Global Economist, Dambisa Moyo

The world has changed so much in the 21st century that its problems require a new set of policies and reinvigorated institutions, says economist Dambisa Moyo.

“I don’t think we can look out into the 21st century and assume that the world is going to keep growing at the same pace,” Moyo says. “We are facing some unique factors, and there’s a confluence of factors that is hurting us economically like never before.”

Don’t believe the stock market euphoria, says Moyo, who will deliver a keynote speech about her economic outlook at Financial Advisor’s 2017 Inside Alternatives Conference on October 23 in Denver. The U.S. economy is unlikely to grow much moving forward, she adds.

Moyo, a widely published expert on economic, geopolitical and technological issues and a three-time New York Times best-selling author who sits on the boards of several public companies, says the U.S. economy has a better than one-in-three chance of experiencing a recession in the next 12 months.

“The [International Monetary Fund] has downgraded growth prospects for the U.S. and U.K., and when we think about the way business cycles work, within every eight years or so industrial countries are due for a recession,” she says.
“We’re due for a recession from a business cycle perspective. We should ask if we are on borrowed time.”

Even if the U.S. economy avoids a recession in the near term, growth is likely to decline worldwide, driven down by a confluence of long-term global issues, she says.

Demographic change already dampens the long-term prospects of the developed world, where fertility rates have plummeted. Moyo believes such changes will continue to spread to developing and emerging markets.
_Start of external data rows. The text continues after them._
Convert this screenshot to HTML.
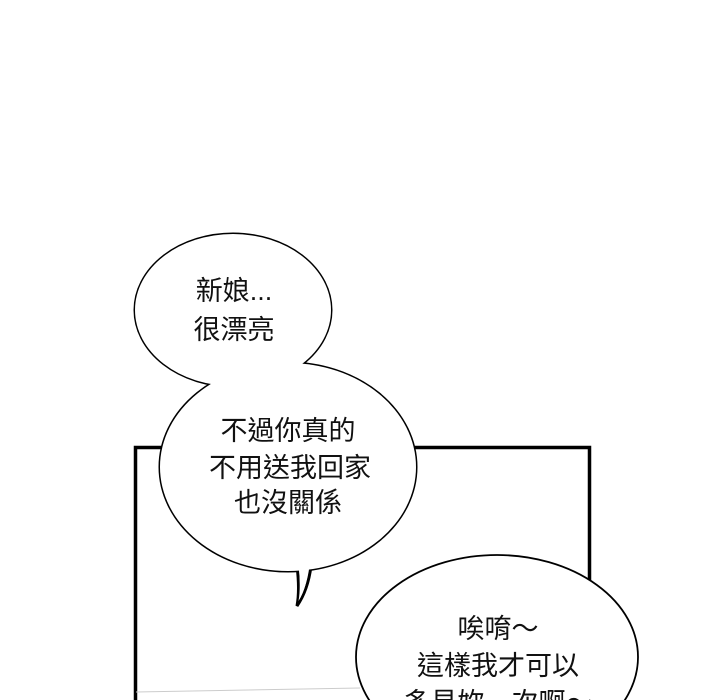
<!DOCTYPE html>
<html><head><meta charset="utf-8"><style>
html,body{margin:0;padding:0;background:#fff;overflow:hidden;}
svg{display:block;}
text{font-family:"Liberation Sans","Noto Sans CJK TC",sans-serif;font-size:27px;fill:#111;text-anchor:middle;}
</style></head><body>
<svg width="720" height="700" viewBox="0 0 720 700" xmlns="http://www.w3.org/2000/svg">
<rect width="720" height="700" fill="#fff"/>
<path d="M135.5 710 V447.5 H589.5 V710" fill="none" stroke="#000" stroke-width="3.5"/>
<line x1="136" y1="692" x2="360" y2="688" stroke="#ccc" stroke-width="1"/>
<g stroke="#000" stroke-width="3" fill="#fff">
<ellipse cx="233" cy="310" rx="98" ry="76"/>
<ellipse cx="288" cy="467" rx="128" ry="104"/>
<path d="M297 566 Q300 590 297 606 Q308 590 311 566 Z"/>
</g>
<g fill="#fff">
<ellipse cx="233" cy="310" rx="98" ry="76"/>
<ellipse cx="288" cy="467" rx="128" ry="104"/>
<path d="M298.5 562 Q301 588 298.5 601 Q307 588 309.5 562 Z"/>
</g>
<ellipse cx="497" cy="657" rx="141" ry="102" fill="#fff" stroke="#000" stroke-width="1.8"/>
<text x="234" y="300">新娘...</text>
<text x="234" y="339">很漂亮</text>
<text x="288" y="440">不過你真的</text>
<text x="290" y="477">不用送我回家</text>
<text x="288" y="512">也沒關係</text>
<text x="498" y="638">唉唷～</text>
<text x="498" y="675">這樣我才可以</text>
<text x="498" y="712">多見妳一次啊～</text>
</svg>
</body></html>
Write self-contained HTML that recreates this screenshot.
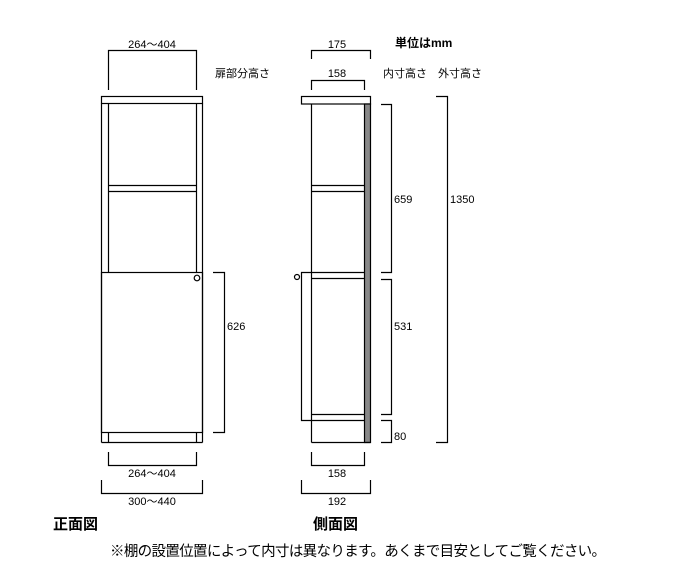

“It’s clear that the IMF didn’t expect that we would see the rates of growth that we saw before 2014 ever again, and that’s emblematic of the challenges the world faces,” she says. “I do not think many emerging market countries will be able to meet the 7% per annum growth which is important to double per capita income, which means they will struggle and there will be implications for the global order.”

Simultaneously, technological disruption threatens up to half of the world’s workforce with unemployment, she says, adding that disruption could create an entrenched, unemployed underclass as technology displaces service industry jobs.

Worsening inequality is already stratifying masses of people in the West by socioeconomic class and exacerbating political divisions. Underinvestment in education has reduced social mobility, she says, while globalization has led to the relocation of many manufacturing and industry jobs once held by middle-class Westerners.

“Policy makers aren’t prepared for what this will do to people old and young who aren’t going to be supported anymore in the labor force,” Moyo says. “As economists, we can take a positive view and say just because we’re not sure what sector will eventually absorb this workforce, especially the unskilled, today doesn’t necessarily mean it won’t happen. But a public policy maker can’t afford to not have a plan.”

Moyo believes the scarcity of natural resources will create new competition between regions, countries and peoples that could spill over into conflict.

As these structural issues deepen, many institutional managers are already beginning to de-risk, and individual investors are finding fewer places to seek low-risk growth and income, Moyo notes.

“Many asset managers earlier in the year decided to sit on the sidelines. [They] moved out of equity, and looking back people are saying that they were kind of dumb to do so because the market moved to record highs,” Moyo says. “It’s a little too simplistic to say that, given the global political and economic challenges and the structural headwinds we’re dealing with.”

The world is turning away from globalization during a period when international cooperation and coordination is crucial, she notes. More than 600 discriminatory trade policies have been introduced in the past 10 years, many of them by the U.S. and Europe, she says.

The United Kingdom’s vote to leave the European Union and the election of nationalist figureheads like President Donald Trump are accelerating the anti-global push, says Moyo. Many countries once engaged by the U.S. are beginning to turn inward and, according to the World Trade Organization, global trade has been in decline for the past decade.

“The rhetoric around protectionism has reached a fever pitch,” she says. “[French President Emmanuel] Macron has pushed the idea of Europe first. ... There’s been an increase in home bias, and that trend should continue in a world that’s more uncertain, where growth is more precarious.”

At the same time, the West is beginning to raise interest rates, which may cause American investors to keep more of their money at home, she says. As a result, the flow of money in and out of the U.S. is in a persistent state of decline, as is international lending, and Western money is flowing out of emerging markets.

“Companies are becoming more siloed. They’re moving away from the globalized model,” she says. “Companies heavily focused on being disaggregated, like a Unilever Pakistan or an Anheuser-Busch Belgium, will do better than those who are still back-footed in a globalization agenda.”

Moyo warns that developed market debt is an issue that must be addressed with a long-term solution. While the Congressional Budget Office predicts that the national debt will double over the next 30 years, debt held by private companies has also ballooned during the recent period of low interest rate policies. Simultaneously, American consumers have racked up higher credit card, student loan and auto loan balances.